Under the Hood

Math Performance Anxiety? Good Posture Could Help, Study Suggests

We know that good posture is beneficial for your bones and muscles — but could it also help boost your math grades?  

Researchers at San Francisco State University (SF State) seem to think so. 

The study titled "Do better in math: How your body posture may change stereotype threat response" was recently published in the journal NeuroRegulation.

Math anxiety, as the name suggests, describes feelings of stress and nervousness when a child or adult is faced with solving a math problem. This anxiety kicks in as a response to perceiving a threat related to their performance.

For instance, a stereotype threat like being told from a young age that boys fare better than girls at math, or experiencing pressure to succeed due to a discouraging teacher.  

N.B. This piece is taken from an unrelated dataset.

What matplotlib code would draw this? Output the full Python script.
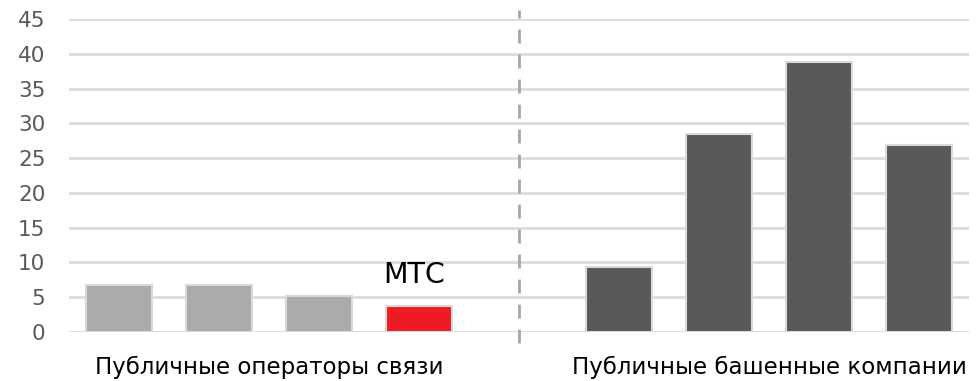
import matplotlib.pyplot as plt

# значения по группам
operators = [6.8, 6.7, 5.2, 3.8]
towers = [9.4, 28.5, 38.8, 26.9]
group_labels = ["Публичные операторы связи", "Публичные башенные компании"]
highlight_label = "МТС"
yticks = [0, 5, 10, 15, 20, 25, 30, 35, 40, 45]

plt.rcParams['font.family'] = ['DejaVu Sans']

fig = plt.figure(figsize=(9.77, 3.81), dpi=100)
ax = fig.add_axes([69 / 977, 49 / 381, 900 / 977, 313 / 381])

x_ops = list(range(len(operators)))
x_tow = [i + len(operators) + 1 for i in range(len(towers))]

col_ops = ['#ababab'] * (len(operators) - 1) + ['#ed1c24']
ax.bar(x_ops, operators, width=0.66, color=col_ops, edgecolor='#d9d9d9',
       linewidth=1.5, zorder=3)
ax.bar(x_tow, towers, width=0.66, color='#58595b', edgecolor='#d9d9d9',
       linewidth=1.5, zorder=3)

ax.set_xlim(-0.5, 8.5)
ax.set_ylim(0, 45)
ax.set_yticks(yticks)
ax.yaxis.grid(True, color='#dcdcdc', linewidth=2)
ax.set_axisbelow(True)
ax.set_xticks([])
for s in ax.spines.values():
    s.set_visible(False)
ax.tick_params(axis='y', length=0, pad=17, labelsize=15.5, labelcolor='#595959')

# разделитель групп
ax.plot([len(operators), len(operators)], [-1.6, 46.3], color='#a6a6a6',
        linewidth=2, linestyle=(0, (5, 4)), clip_on=False, zorder=1)

ax.text(x_ops[-1] - 0.05, operators[-1] + 3.3, highlight_label, ha='center',
        va='baseline', fontsize=20.5, color='black')

ax.text((x_ops[0] + x_ops[-1]) / 2, -6.0, group_labels[0], ha='center',
        va='baseline', fontsize=16.5, color='black')
ax.text((x_tow[0] + x_tow[-1]) / 2, -6.0, group_labels[1], ha='center',
        va='baseline', fontsize=16.5, color='black')

fig.savefig('out.png', dpi=100)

"I always felt insecure about my math abilities even though I excelled at other subjects," said co-author Lauren Mason, a recent SF State graduate who helped design the experiment. "You build a relationship with [math] so early — as early as elementary school. You can carry that negative self-talk throughout your life, impacting your perception of yourself."

The research team recruited 125 college students and assessed their performance on a simple math test. They were tasked with subtracting 7 from 843 sequentially for 15 seconds.

Prior to the study, the participants filled out an anonymous questionnaire to measure their anxiety. During the test, they were either slumped over or seated in correct posture i.e. straight with shoulders back and relaxed.

A majority of the students — around 56 percent — reported finding it easier to do the math when they seated themselves in the upright position. 

"For people who are anxious about math, posture makes a giant difference," said Dr. Erik Peper, professor of health education at SF State. "The slumped-over position shuts them down and their brains do not work as well. They cannot think as clearly."

Previous studies have also found sitting up straight not only makes a person look more confident but also feel more confident. The researchers suggested the slumped down posture is associated with being defensive, and may unknowingly trigger negative memories. 

The power of good posture can extend out of the classroom, they added. An athlete at a big game, a musician at their own concert, a public speaker taking the stage — every person may be able to improve their performance in such situations by practicing better posture. 

Another study from researchers at Stanford University, published last month, also explored how math performance among students could be improved.

The role of teachers was highlighted in the findings, suggesting that many of them may be "math-traumatized" themselves and this could end up influencing the attitudes of students.